---------- DATA SHOWN

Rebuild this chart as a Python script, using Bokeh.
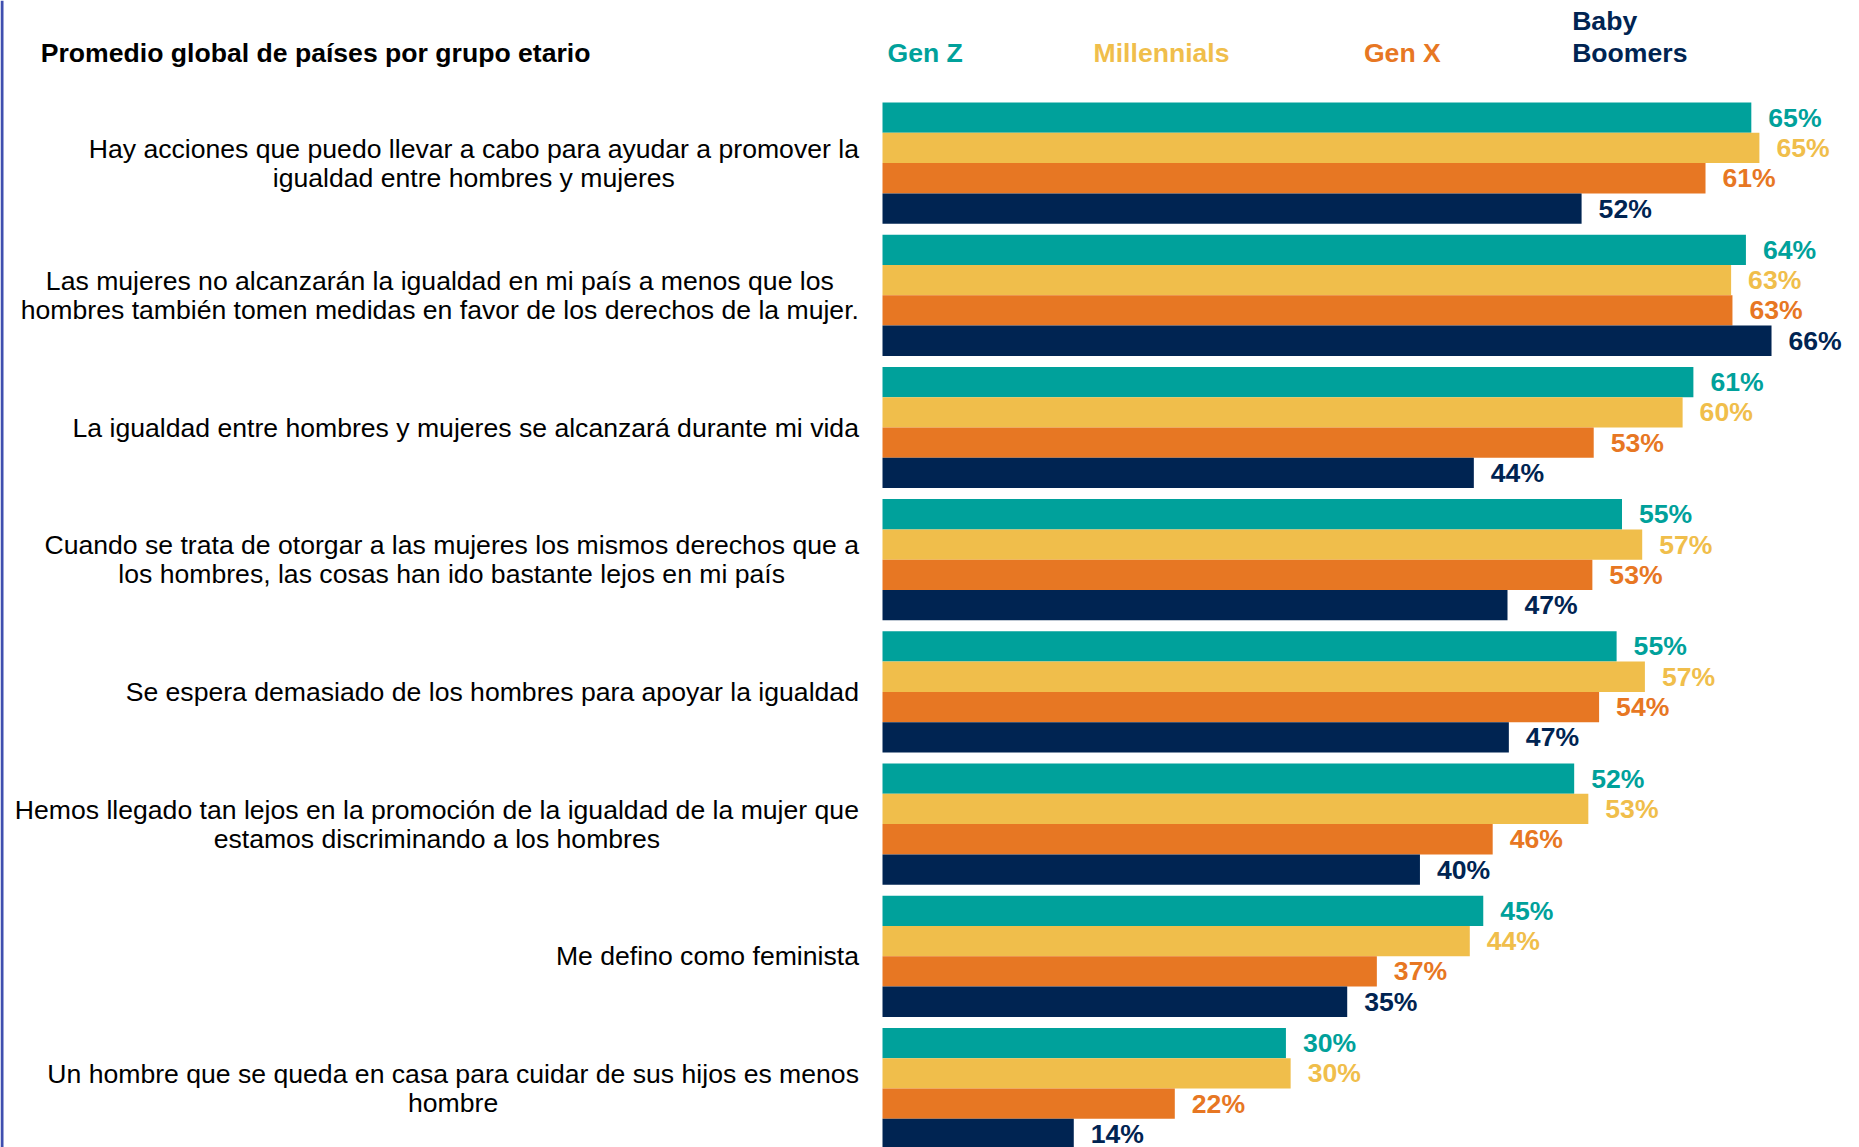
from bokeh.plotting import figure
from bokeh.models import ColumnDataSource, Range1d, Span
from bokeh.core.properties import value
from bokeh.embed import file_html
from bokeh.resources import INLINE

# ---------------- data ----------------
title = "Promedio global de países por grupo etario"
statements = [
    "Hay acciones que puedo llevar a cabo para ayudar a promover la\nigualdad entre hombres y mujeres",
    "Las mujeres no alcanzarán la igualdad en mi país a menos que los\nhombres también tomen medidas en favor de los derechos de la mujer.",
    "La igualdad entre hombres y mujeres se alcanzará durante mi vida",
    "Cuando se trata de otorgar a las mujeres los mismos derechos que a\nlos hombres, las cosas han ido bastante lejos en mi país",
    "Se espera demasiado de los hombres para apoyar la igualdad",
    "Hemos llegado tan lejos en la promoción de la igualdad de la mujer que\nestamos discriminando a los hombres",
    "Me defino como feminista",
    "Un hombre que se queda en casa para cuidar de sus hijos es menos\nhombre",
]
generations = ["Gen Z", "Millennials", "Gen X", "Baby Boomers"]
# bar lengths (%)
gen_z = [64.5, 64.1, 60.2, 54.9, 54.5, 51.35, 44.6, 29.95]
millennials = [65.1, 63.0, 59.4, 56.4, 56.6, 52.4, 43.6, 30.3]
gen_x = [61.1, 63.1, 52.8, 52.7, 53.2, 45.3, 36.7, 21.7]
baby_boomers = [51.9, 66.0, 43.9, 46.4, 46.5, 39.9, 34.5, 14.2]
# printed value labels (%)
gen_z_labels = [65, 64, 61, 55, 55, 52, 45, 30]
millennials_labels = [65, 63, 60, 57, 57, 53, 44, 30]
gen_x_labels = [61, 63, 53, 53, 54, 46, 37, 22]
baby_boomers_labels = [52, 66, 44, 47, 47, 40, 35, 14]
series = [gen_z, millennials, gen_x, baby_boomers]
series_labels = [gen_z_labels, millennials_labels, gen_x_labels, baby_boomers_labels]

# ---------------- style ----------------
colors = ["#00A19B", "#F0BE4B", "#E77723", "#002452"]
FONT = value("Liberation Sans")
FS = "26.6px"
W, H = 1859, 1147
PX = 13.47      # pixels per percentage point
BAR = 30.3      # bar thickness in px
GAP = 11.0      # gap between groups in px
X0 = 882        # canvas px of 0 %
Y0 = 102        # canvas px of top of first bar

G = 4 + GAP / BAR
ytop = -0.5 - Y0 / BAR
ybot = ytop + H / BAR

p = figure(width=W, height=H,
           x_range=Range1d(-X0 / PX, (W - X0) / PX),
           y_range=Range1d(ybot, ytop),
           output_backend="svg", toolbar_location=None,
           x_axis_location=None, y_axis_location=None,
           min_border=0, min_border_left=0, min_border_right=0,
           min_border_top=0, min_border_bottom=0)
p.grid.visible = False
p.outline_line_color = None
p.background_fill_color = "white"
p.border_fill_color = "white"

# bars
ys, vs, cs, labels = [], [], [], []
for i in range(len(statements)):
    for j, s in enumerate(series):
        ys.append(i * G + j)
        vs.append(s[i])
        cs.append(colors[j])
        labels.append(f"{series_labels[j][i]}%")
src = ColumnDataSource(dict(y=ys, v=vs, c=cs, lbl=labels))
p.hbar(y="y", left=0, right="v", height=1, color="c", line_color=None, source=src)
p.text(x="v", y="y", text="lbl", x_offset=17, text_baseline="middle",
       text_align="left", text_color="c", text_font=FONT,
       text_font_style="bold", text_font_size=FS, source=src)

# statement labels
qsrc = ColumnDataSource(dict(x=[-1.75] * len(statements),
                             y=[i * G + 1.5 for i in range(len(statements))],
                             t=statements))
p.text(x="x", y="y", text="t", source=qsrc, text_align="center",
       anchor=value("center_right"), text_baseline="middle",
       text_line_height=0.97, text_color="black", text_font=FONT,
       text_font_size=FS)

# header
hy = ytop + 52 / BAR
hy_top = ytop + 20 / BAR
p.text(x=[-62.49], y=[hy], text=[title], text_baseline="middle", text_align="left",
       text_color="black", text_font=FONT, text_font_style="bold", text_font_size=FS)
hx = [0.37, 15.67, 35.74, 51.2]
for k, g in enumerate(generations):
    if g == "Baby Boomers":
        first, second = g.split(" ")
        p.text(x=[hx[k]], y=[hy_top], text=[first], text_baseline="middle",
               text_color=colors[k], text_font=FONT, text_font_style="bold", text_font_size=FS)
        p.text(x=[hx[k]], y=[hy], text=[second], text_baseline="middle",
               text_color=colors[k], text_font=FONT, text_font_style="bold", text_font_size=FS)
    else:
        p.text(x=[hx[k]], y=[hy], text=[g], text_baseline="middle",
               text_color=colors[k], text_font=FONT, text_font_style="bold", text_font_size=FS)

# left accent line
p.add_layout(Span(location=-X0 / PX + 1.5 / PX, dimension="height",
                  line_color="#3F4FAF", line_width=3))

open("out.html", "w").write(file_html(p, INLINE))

--------------------

- WHAT IS BEING ASKED
Retype the whole listing exactly and leave the pictures out.

- OUTPUT OF THE TASK
Rebuild this chart as a Python script, using Bokeh.
from bokeh.plotting import figure
from bokeh.models import ColumnDataSource, Range1d, Span
from bokeh.core.properties import value
from bokeh.embed import file_html
from bokeh.resources import INLINE

# ---------------- data ----------------
title = "Promedio global de países por grupo etario"
statements = [
    "Hay acciones que puedo llevar a cabo para ayudar a promover la\nigualdad entre hombres y mujeres",
    "Las mujeres no alcanzarán la igualdad en mi país a menos que los\nhombres también tomen medidas en favor de los derechos de la mujer.",
    "La igualdad entre hombres y mujeres se alcanzará durante mi vida",
    "Cuando se trata de otorgar a las mujeres los mismos derechos que a\nlos hombres, las cosas han ido bastante lejos en mi país",
    "Se espera demasiado de los hombres para apoyar la igualdad",
    "Hemos llegado tan lejos en la promoción de la igualdad de la mujer que\nestamos discriminando a los hombres",
    "Me defino como feminista",
    "Un hombre que se queda en casa para cuidar de sus hijos es menos\nhombre",
]
generations = ["Gen Z", "Millennials", "Gen X", "Baby Boomers"]
# bar lengths (%)
gen_z = [64.5, 64.1, 60.2, 54.9, 54.5, 51.35, 44.6, 29.95]
millennials = [65.1, 63.0, 59.4, 56.4, 56.6, 52.4, 43.6, 30.3]
gen_x = [61.1, 63.1, 52.8, 52.7, 53.2, 45.3, 36.7, 21.7]
baby_boomers = [51.9, 66.0, 43.9, 46.4, 46.5, 39.9, 34.5, 14.2]
# printed value labels (%)
gen_z_labels = [65, 64, 61, 55, 55, 52, 45, 30]
millennials_labels = [65, 63, 60, 57, 57, 53, 44, 30]
gen_x_labels = [61, 63, 53, 53, 54, 46, 37, 22]
baby_boomers_labels = [52, 66, 44, 47, 47, 40, 35, 14]
series = [gen_z, millennials, gen_x, baby_boomers]
series_labels = [gen_z_labels, millennials_labels, gen_x_labels, baby_boomers_labels]

# ---------------- style ----------------
colors = ["#00A19B", "#F0BE4B", "#E77723", "#002452"]
FONT = value("Liberation Sans")
FS = "26.6px"
W, H = 1859, 1147
PX = 13.47      # pixels per percentage point
BAR = 30.3      # bar thickness in px
GAP = 11.0      # gap between groups in px
X0 = 882        # canvas px of 0 %
Y0 = 102        # canvas px of top of first bar

G = 4 + GAP / BAR
ytop = -0.5 - Y0 / BAR
ybot = ytop + H / BAR

p = figure(width=W, height=H,
           x_range=Range1d(-X0 / PX, (W - X0) / PX),
           y_range=Range1d(ybot, ytop),
           output_backend="svg", toolbar_location=None,
           x_axis_location=None, y_axis_location=None,
           min_border=0, min_border_left=0, min_border_right=0,
           min_border_top=0, min_border_bottom=0)
p.grid.visible = False
p.outline_line_color = None
p.background_fill_color = "white"
p.border_fill_color = "white"

# bars
ys, vs, cs, labels = [], [], [], []
for i in range(len(statements)):
    for j, s in enumerate(series):
        ys.append(i * G + j)
        vs.append(s[i])
        cs.append(colors[j])
        labels.append(f"{series_labels[j][i]}%")
src = ColumnDataSource(dict(y=ys, v=vs, c=cs, lbl=labels))
p.hbar(y="y", left=0, right="v", height=1, color="c", line_color=None, source=src)
p.text(x="v", y="y", text="lbl", x_offset=17, text_baseline="middle",
       text_align="left", text_color="c", text_font=FONT,
       text_font_style="bold", text_font_size=FS, source=src)

# statement labels
qsrc = ColumnDataSource(dict(x=[-1.75] * len(statements),
                             y=[i * G + 1.5 for i in range(len(statements))],
                             t=statements))
p.text(x="x", y="y", text="t", source=qsrc, text_align="center",
       anchor=value("center_right"), text_baseline="middle",
       text_line_height=0.97, text_color="black", text_font=FONT,
       text_font_size=FS)

# header
hy = ytop + 52 / BAR
hy_top = ytop + 20 / BAR
p.text(x=[-62.49], y=[hy], text=[title], text_baseline="middle", text_align="left",
       text_color="black", text_font=FONT, text_font_style="bold", text_font_size=FS)
hx = [0.37, 15.67, 35.74, 51.2]
for k, g in enumerate(generations):
    if g == "Baby Boomers":
        first, second = g.split(" ")
        p.text(x=[hx[k]], y=[hy_top], text=[first], text_baseline="middle",
               text_color=colors[k], text_font=FONT, text_font_style="bold", text_font_size=FS)
        p.text(x=[hx[k]], y=[hy], text=[second], text_baseline="middle",
               text_color=colors[k], text_font=FONT, text_font_style="bold", text_font_size=FS)
    else:
        p.text(x=[hx[k]], y=[hy], text=[g], text_baseline="middle",
               text_color=colors[k], text_font=FONT, text_font_style="bold", text_font_size=FS)

# left accent line
p.add_layout(Span(location=-X0 / PX + 1.5 / PX, dimension="height",
                  line_color="#3F4FAF", line_width=3))

open("out.html", "w").write(file_html(p, INLINE))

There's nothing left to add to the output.